Это ты называешь КОФЕ? Я покажу тебе, каким должен быть КОФЕ!

Человек, который в самом недалеком будущем станет моим мужем, схватил меня за руку, буквально выволок из-за столика крутого по меркам середины 80-х кафе «Одесса», и через час мы уже стояли на окраине Киева и ловили попутку.

Заканчивался отпуск, меня ждала работа, ждала Махачкала, её грубоватые объятья и её кофе — светло-коричневый мутноватый напиток, который наливали в твой стакан (именно стакан!) из большой алюминиевой ёмкости с краником. Но я поехала в другую сторону. Поехала за 550 километров автостопом в город, который полюблю сразу, который навсегда станет моим и единственным — поехала пить кофе во Львов.

Кофе — это напиток зрелых, он несуетлив, он требует ритуала. А мы были молодые, дерзкие, вечно спешащие, но нас за это не наказали. Простили. И дали нам всё, чего мы просили у жизни — и сладость, и горечь, и жар, и возможность самим держать свою джезву, из чьих тёмных глубин поднимается коричневатое густое кружево пены (запомни, три раза дай подняться, три раза!) и, шипя, сбегает на раскалённый песок, если завеваешься. А ты обязательно зазеваешься, если от полноты ощущения, от совершенно нового мира и нового города, от одуряющего запаха свежемолотых зёрен и близости человека, в которого влюблена, кругом идёт голова.

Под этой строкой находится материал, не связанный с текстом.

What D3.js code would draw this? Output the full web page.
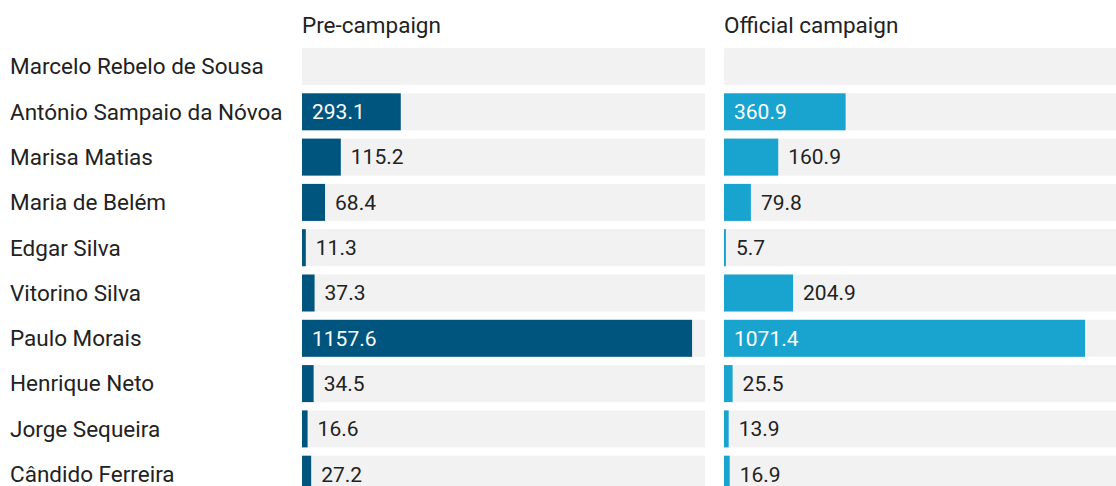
<!DOCTYPE html>
<meta charset="utf-8">
<script src="https://d3js.org/d3.v7.min.js"></script>
<style>
    body { margin: 0; background: #fff; }
    text { font-family: Roboto, sans-serif; }
</style>
<div id="chart"></div>
<script>

    // data
    const candidates = ["Marcelo Rebelo de Sousa", "António Sampaio da Nóvoa", "Marisa Matias", "Maria de Belém",
        "Edgar Silva", "Vitorino Silva", "Paulo Morais", "Henrique Neto", "Jorge Sequeira", "Cândido Ferreira"];
    const preCampaign = [null, 293.1, 115.2, 68.4, 11.3, 37.3, 1157.6, 34.5, 16.6, 27.2];
    const officialCampaign = [null, 360.9, 160.9, 79.8, 5.7, 204.9, 1071.4, 25.5, 13.9, 16.9];
    const panelTitles = ["Pre-campaign", "Official campaign"];

    const width = 1116, height = 486;
    const panelW = 403;
    const panelX = [302, 724];
    const colors = ["#00557f", "#19a3cf"];

    const svg = d3.select("#chart").append("svg")
        .attr("width", width)
        .attr("height", height);

    const y = d3.scaleBand()
        .domain(candidates)
        .range([48, 48 + 9 * 45.3 + 37])
        .paddingInner(0.183);

    const x = d3.scaleLinear()
        .domain([0, 1196])
        .range([0, panelW]);

    // row labels
    svg.selectAll(".name")
        .data(candidates)
        .join("text")
        .attr("class", "name")
        .attr("x", 10)
        .attr("y", d => y(d) + y.bandwidth() / 2)
        .attr("dy", "0.35em")
        .style("font-size", "22.5px")
        .style("fill", "#222")
        .text(d => d);

    [preCampaign, officialCampaign].forEach(function(values, i) {
        const g = svg.append("g").attr("transform", `translate(${panelX[i]},0)`);
        const rows = candidates.map((c, j) => ({name: c, value: values[j]}));

        g.append("text")
            .attr("x", 0)
            .attr("y", 25)
            .attr("dy", "0.35em")
            .style("font-size", "22.5px")
            .style("fill", "#222")
            .text(panelTitles[i]);

        // background
        g.selectAll(".bg")
            .data(rows)
            .join("rect")
            .attr("x", 0)
            .attr("y", d => y(d.name))
            .attr("width", panelW)
            .attr("height", y.bandwidth())
            .attr("fill", "#f2f2f2");

        const withValue = rows.filter(d => d.value != null);

        g.selectAll(".bar")
            .data(withValue)
            .join("rect")
            .attr("x", 0)
            .attr("y", d => y(d.name))
            .attr("width", d => x(d.value))
            .attr("height", y.bandwidth())
            .attr("fill", colors[i]);

        g.selectAll(".val")
            .data(withValue)
            .join("text")
            .attr("x", d => x(d.value) > 80 ? 10 : x(d.value) + 10)
            .attr("y", d => y(d.name) + y.bandwidth() / 2)
            .attr("dy", "0.35em")
            .style("font-size", "21px")
            .style("fill", d => x(d.value) > 80 ? "#fff" : "#222")
            .text(d => d3.format(".1f")(d.value));
    });
</script>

И это правильно — зазеваться.

Этим неотвязным тонким ароматом сбежавшего, пролившегося на жадный песок и тут же поглощённого им кофе овеяны все мои воспоминания о Львове. Разговор о Кафке пахнет кофе, прогулки по улицам, по которым метался когда-то Леопольд Захер Мазох, одержимый своей Венерой в мехах, — тоже пахнут им. Ушедшая в область снов и преданий Австро-Венгерская империя, бабця Австрiя с седыми буклями и в жёстком корсете собственноручно для нас его варила, позволяя пенке подняться три (запомни, не больше!) раза, и густая чёрная лава лилась в наши «филижанки з порцяляны» — фарфоровые изящные чашечки.

Чай предполагал бутерброд с хлебом и толстым ломтем чайной же колбасы, его отхлёбывали большими глотками, допивали на бегу, торопясь на работу, в одной руке держа любимую кружку с весёлыми котами, другую просовывая в ускользающий рукав плаща, закидывая в сумку блокнот, кошелёк, ключи. Он был прагматичным и обыденным, как заботливая, добрая, но поднадоевшая жена. Насущная потребность, утренний перекус. Кофе же требовал приглушённого света, уюта, релаксации и тонкой беседы. Он обязывал держать спинку ровно, не допускать пошлости, его невозможно было не допить, ведь каждый знает, что самое вкусное там, на дне тонкой до прозрачности чашечки, розовой, если смотреть сквозь неё на горящую свечу или на заходящее, садящееся прямо на острые шпили костёлов яростное солнце.

Буржуазность, — однажды сказал кто-то, и я поняла, что на самом деле стоит за этим словом, считавшимся в годы моей юности ругательным.  Основательность. Надёжность. Неторопливость. Семейные портреты в тяжёлых тусклого золота рамах. Капитал, пусть и небольшой, но честный, основы которого заложены еще прапрапрадедом. А если уж порок, то изысканный, стильный и дорогой. Такой, за который и жизнью рискнуть не жалко. Ведь, наверное, не зря ходит легенда, что восточные сатрапы, коварные шахи, сидящие на выцветших бесценных коврах, поющие свою песню, преподносили тому, кто был обречён ими на смерть, крохотную чашку кофе с алмазной пылью вместо сахара.